**Do this:**
Only the pictures are omitted; repeat all other data exactly.

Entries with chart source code

────────────────────

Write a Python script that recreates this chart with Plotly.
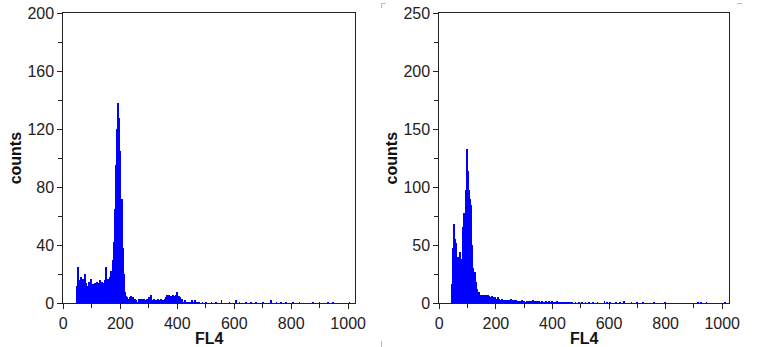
import plotly.graph_objects as go

BIN = 4

# ---- Left panel (channel start = 48, step 4) ----
left_start = 48
left_counts = [
    12, 25, 16, 18, 14, 17, 13, 20, 14, 12, 15, 13, 17, 11, 13, 12, 14, 15, 13, 14,
    16, 13, 15, 14, 16, 25, 13, 17, 15, 18, 22, 30, 42, 65, 95, 120, 138, 128, 105, 72,
    38, 20, 8, 5, 4, 3, 4, 5, 3, 4, 2, 3, 2, 1, 3, 2, 3, 3, 2, 3,
    2, 3, 2, 4, 2, 6, 2, 3, 2, 1, 2, 3, 2, 2, 3, 2, 2, 3, 4, 6,
    5, 6, 5, 5, 6, 4, 5, 6, 8, 5, 4, 2, 3, 1, 1, 2, 1, 0, 1, 1,
    0, 2, 1, 2, 1, 1,
]
left_tail_x = [478, 490, 502, 521, 538, 556, 585, 608, 620, 643, 660, 678, 702, 731,
               749, 766, 784, 807, 830, 877, 900, 930, 947, 1006]
left_tail_y = [1, 1, 1, 1, 1, 2, 1, 2, 1, 1, 1, 1, 1, 2, 1, 1, 1, 1, 1, 1, 1, 1, 1, 1]

# ---- Right panel (channel start = 44, step 4) ----
right_start = 44
right_counts = [
    17, 48, 68, 55, 52, 40, 36, 44, 31, 38, 66, 78, 98, 133, 114, 98, 90, 85, 50, 30,
    27, 18, 12, 9, 10, 7, 7, 7, 6, 7, 7, 6, 7, 6, 5, 6, 5, 4, 5, 4,
    4, 5, 4, 3, 4, 3, 3, 3, 2, 3, 3, 2, 4, 3, 2, 3, 2, 3, 2, 2,
    2, 2, 3, 2, 2, 1, 2, 2, 1, 2, 1, 2, 3, 2, 1, 2, 1, 2, 1, 1,
    2, 1, 1, 2, 1, 1, 2, 1, 2, 1, 0, 1, 1, 2, 1, 1, 1, 1, 1, 1,
    1, 1, 1, 1, 1,
]
right_tail_x = [470, 482, 494, 506, 518, 530, 545, 560, 585, 595, 605, 625, 640, 655,
                680, 700, 720, 760, 800, 915, 925, 945, 1010]
right_tail_y = [1, 1, 1, 1, 1, 1, 1, 1, 2, 1, 1, 1, 1, 2, 1, 1, 1, 1, 1, 1, 1, 1, 1]

x_ticks = [0, 200, 400, 600, 800, 1000]
left_y_ticks = [0, 40, 80, 120, 160, 200]
right_y_ticks = [0, 50, 100, 150, 200, 250]

BLUE = "#0000ff"

def centers(start, n):
    return [start + BIN * i + BIN / 2 for i in range(n)]

fig = go.Figure()
fig.add_trace(go.Bar(x=centers(left_start, len(left_counts)), y=left_counts, width=BIN,
                     marker=dict(color=BLUE, line=dict(width=0)), xaxis="x", yaxis="y"))
fig.add_trace(go.Bar(x=left_tail_x, y=left_tail_y, width=2.5,
                     marker=dict(color=BLUE, line=dict(width=0)), xaxis="x", yaxis="y"))
fig.add_trace(go.Bar(x=centers(right_start, len(right_counts)), y=right_counts, width=BIN,
                     marker=dict(color=BLUE, line=dict(width=0)), xaxis="x2", yaxis="y2"))
fig.add_trace(go.Bar(x=right_tail_x, y=right_tail_y, width=2.5,
                     marker=dict(color=BLUE, line=dict(width=0)), xaxis="x2", yaxis="y2"))

W, H = 780, 347
ydom = [(H - 303.3) / H, (H - 13) / H]
font_tick = dict(family="Arial, Liberation Sans, sans-serif", size=16, color="#222")
font_title = dict(family="Arial, Liberation Sans, sans-serif", size=16, color="#111")

def xaxis(domain, anchor):
    return dict(domain=domain, anchor=anchor, range=[0, 1024], tickvals=x_ticks,
                automargin=False,
                ticks="outside", ticklen=5, tickcolor="#222", showline=True, linecolor="#222",
                linewidth=1, mirror=True, showgrid=False, zeroline=False, tickfont=font_tick,
                minor=dict(dtick=100, tick0=0, ticks="outside", ticklen=4, tickcolor="#222"),
                title=dict(text="<b>FL4</b>", font=font_title, standoff=1))

def yaxis(domain, anchor, rng, ticks, minor):
    return dict(domain=domain, anchor=anchor, range=rng, tickvals=ticks,
                automargin=False,
                ticks="outside", ticklen=5, tickcolor="#222", showline=True, linecolor="#222",
                linewidth=1, mirror=True, showgrid=False, zeroline=False, tickfont=font_tick,
                minor=dict(dtick=minor, tick0=0, ticks="outside", ticklen=4, tickcolor="#222"),
                title=dict(text="<b>counts</b>", font=font_title, standoff=1))

fig.update_layout(
    width=W, height=H, margin=dict(l=0, r=0, t=0, b=0),
    paper_bgcolor="white", plot_bgcolor="white", showlegend=False, bargap=0,
    xaxis=xaxis([63.3 / W, 355 / W], "y"),
    yaxis=yaxis(ydom, "x", [0, 200], left_y_ticks, 20),
    xaxis2=xaxis([439.3 / W, 729 / W], "y2"),
    yaxis2=yaxis(ydom, "x2", [0, 250], right_y_ticks, 25),
)

# faint crop marks
marks = [
    (381.5, 3.5, 386, 3.5), (381.5, 3.5, 381.5, 8),
    (381.5, 341, 381.5, 347),
    (737, 3.5, 742, 3.5),
]
for x0, y0, x1, y1 in marks:
    fig.add_shape(type="line", xref="paper", yref="paper",
                  x0=x0 / W, x1=x1 / W, y0=1 - y0 / H, y1=1 - y1 / H,
                  line=dict(color="#bbbbbb", width=1))

fig.write_html("out.html")
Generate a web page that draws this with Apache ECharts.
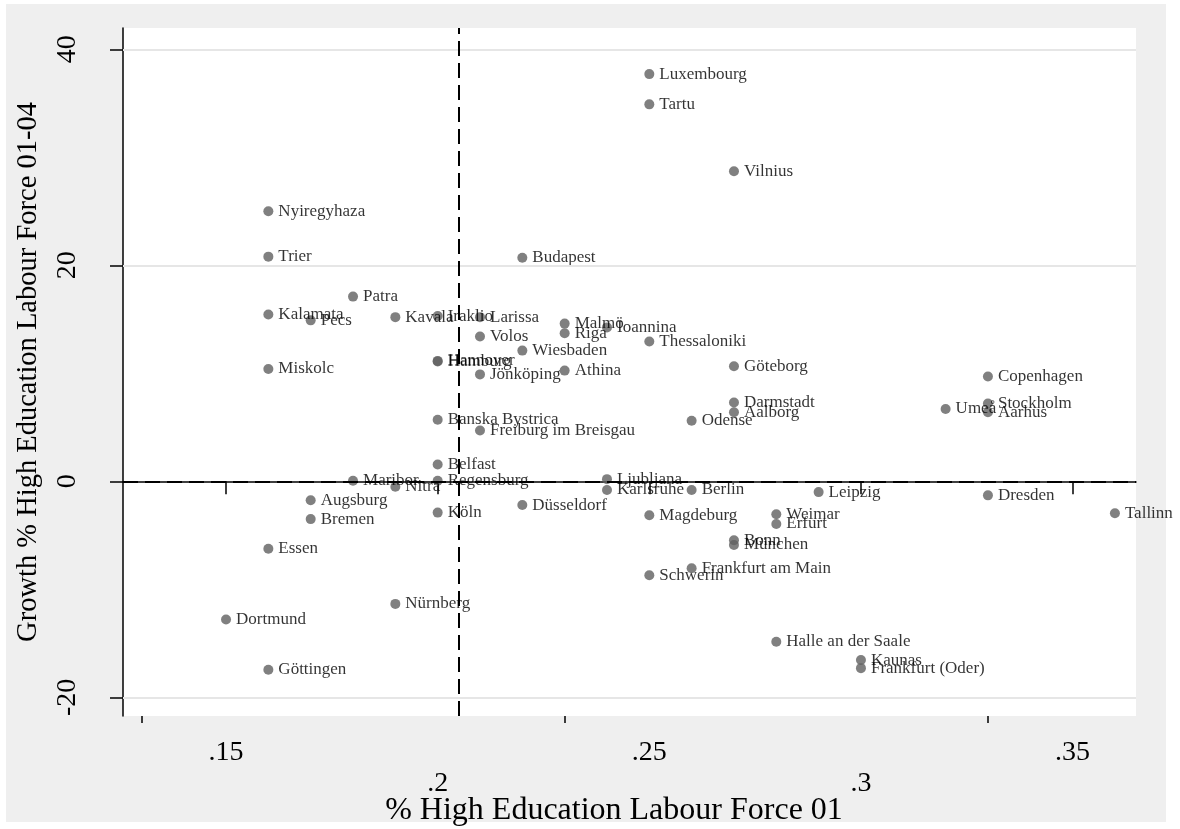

────────────────────

**Exercise result:**
Write a Python script that recreates this chart with Plotly.
import plotly.graph_objects as go

BIN = 4

# ---- Left panel (channel start = 48, step 4) ----
left_start = 48
left_counts = [
    12, 25, 16, 18, 14, 17, 13, 20, 14, 12, 15, 13, 17, 11, 13, 12, 14, 15, 13, 14,
    16, 13, 15, 14, 16, 25, 13, 17, 15, 18, 22, 30, 42, 65, 95, 120, 138, 128, 105, 72,
    38, 20, 8, 5, 4, 3, 4, 5, 3, 4, 2, 3, 2, 1, 3, 2, 3, 3, 2, 3,
    2, 3, 2, 4, 2, 6, 2, 3, 2, 1, 2, 3, 2, 2, 3, 2, 2, 3, 4, 6,
    5, 6, 5, 5, 6, 4, 5, 6, 8, 5, 4, 2, 3, 1, 1, 2, 1, 0, 1, 1,
    0, 2, 1, 2, 1, 1,
]
left_tail_x = [478, 490, 502, 521, 538, 556, 585, 608, 620, 643, 660, 678, 702, 731,
               749, 766, 784, 807, 830, 877, 900, 930, 947, 1006]
left_tail_y = [1, 1, 1, 1, 1, 2, 1, 2, 1, 1, 1, 1, 1, 2, 1, 1, 1, 1, 1, 1, 1, 1, 1, 1]

# ---- Right panel (channel start = 44, step 4) ----
right_start = 44
right_counts = [
    17, 48, 68, 55, 52, 40, 36, 44, 31, 38, 66, 78, 98, 133, 114, 98, 90, 85, 50, 30,
    27, 18, 12, 9, 10, 7, 7, 7, 6, 7, 7, 6, 7, 6, 5, 6, 5, 4, 5, 4,
    4, 5, 4, 3, 4, 3, 3, 3, 2, 3, 3, 2, 4, 3, 2, 3, 2, 3, 2, 2,
    2, 2, 3, 2, 2, 1, 2, 2, 1, 2, 1, 2, 3, 2, 1, 2, 1, 2, 1, 1,
    2, 1, 1, 2, 1, 1, 2, 1, 2, 1, 0, 1, 1, 2, 1, 1, 1, 1, 1, 1,
    1, 1, 1, 1, 1,
]
right_tail_x = [470, 482, 494, 506, 518, 530, 545, 560, 585, 595, 605, 625, 640, 655,
                680, 700, 720, 760, 800, 915, 925, 945, 1010]
right_tail_y = [1, 1, 1, 1, 1, 1, 1, 1, 2, 1, 1, 1, 1, 2, 1, 1, 1, 1, 1, 1, 1, 1, 1]

x_ticks = [0, 200, 400, 600, 800, 1000]
left_y_ticks = [0, 40, 80, 120, 160, 200]
right_y_ticks = [0, 50, 100, 150, 200, 250]

BLUE = "#0000ff"

def centers(start, n):
    return [start + BIN * i + BIN / 2 for i in range(n)]

fig = go.Figure()
fig.add_trace(go.Bar(x=centers(left_start, len(left_counts)), y=left_counts, width=BIN,
                     marker=dict(color=BLUE, line=dict(width=0)), xaxis="x", yaxis="y"))
fig.add_trace(go.Bar(x=left_tail_x, y=left_tail_y, width=2.5,
                     marker=dict(color=BLUE, line=dict(width=0)), xaxis="x", yaxis="y"))
fig.add_trace(go.Bar(x=centers(right_start, len(right_counts)), y=right_counts, width=BIN,
                     marker=dict(color=BLUE, line=dict(width=0)), xaxis="x2", yaxis="y2"))
fig.add_trace(go.Bar(x=right_tail_x, y=right_tail_y, width=2.5,
                     marker=dict(color=BLUE, line=dict(width=0)), xaxis="x2", yaxis="y2"))

W, H = 780, 347
ydom = [(H - 303.3) / H, (H - 13) / H]
font_tick = dict(family="Arial, Liberation Sans, sans-serif", size=16, color="#222")
font_title = dict(family="Arial, Liberation Sans, sans-serif", size=16, color="#111")

def xaxis(domain, anchor):
    return dict(domain=domain, anchor=anchor, range=[0, 1024], tickvals=x_ticks,
                automargin=False,
                ticks="outside", ticklen=5, tickcolor="#222", showline=True, linecolor="#222",
                linewidth=1, mirror=True, showgrid=False, zeroline=False, tickfont=font_tick,
                minor=dict(dtick=100, tick0=0, ticks="outside", ticklen=4, tickcolor="#222"),
                title=dict(text="<b>FL4</b>", font=font_title, standoff=1))

def yaxis(domain, anchor, rng, ticks, minor):
    return dict(domain=domain, anchor=anchor, range=rng, tickvals=ticks,
                automargin=False,
                ticks="outside", ticklen=5, tickcolor="#222", showline=True, linecolor="#222",
                linewidth=1, mirror=True, showgrid=False, zeroline=False, tickfont=font_tick,
                minor=dict(dtick=minor, tick0=0, ticks="outside", ticklen=4, tickcolor="#222"),
                title=dict(text="<b>counts</b>", font=font_title, standoff=1))

fig.update_layout(
    width=W, height=H, margin=dict(l=0, r=0, t=0, b=0),
    paper_bgcolor="white", plot_bgcolor="white", showlegend=False, bargap=0,
    xaxis=xaxis([63.3 / W, 355 / W], "y"),
    yaxis=yaxis(ydom, "x", [0, 200], left_y_ticks, 20),
    xaxis2=xaxis([439.3 / W, 729 / W], "y2"),
    yaxis2=yaxis(ydom, "x2", [0, 250], right_y_ticks, 25),
)

# faint crop marks
marks = [
    (381.5, 3.5, 386, 3.5), (381.5, 3.5, 381.5, 8),
    (381.5, 341, 381.5, 347),
    (737, 3.5, 742, 3.5),
]
for x0, y0, x1, y1 in marks:
    fig.add_shape(type="line", xref="paper", yref="paper",
                  x0=x0 / W, x1=x1 / W, y0=1 - y0 / H, y1=1 - y1 / H,
                  line=dict(color="#bbbbbb", width=1))

fig.write_html("out.html")
Generate a web page that draws this with Apache ECharts.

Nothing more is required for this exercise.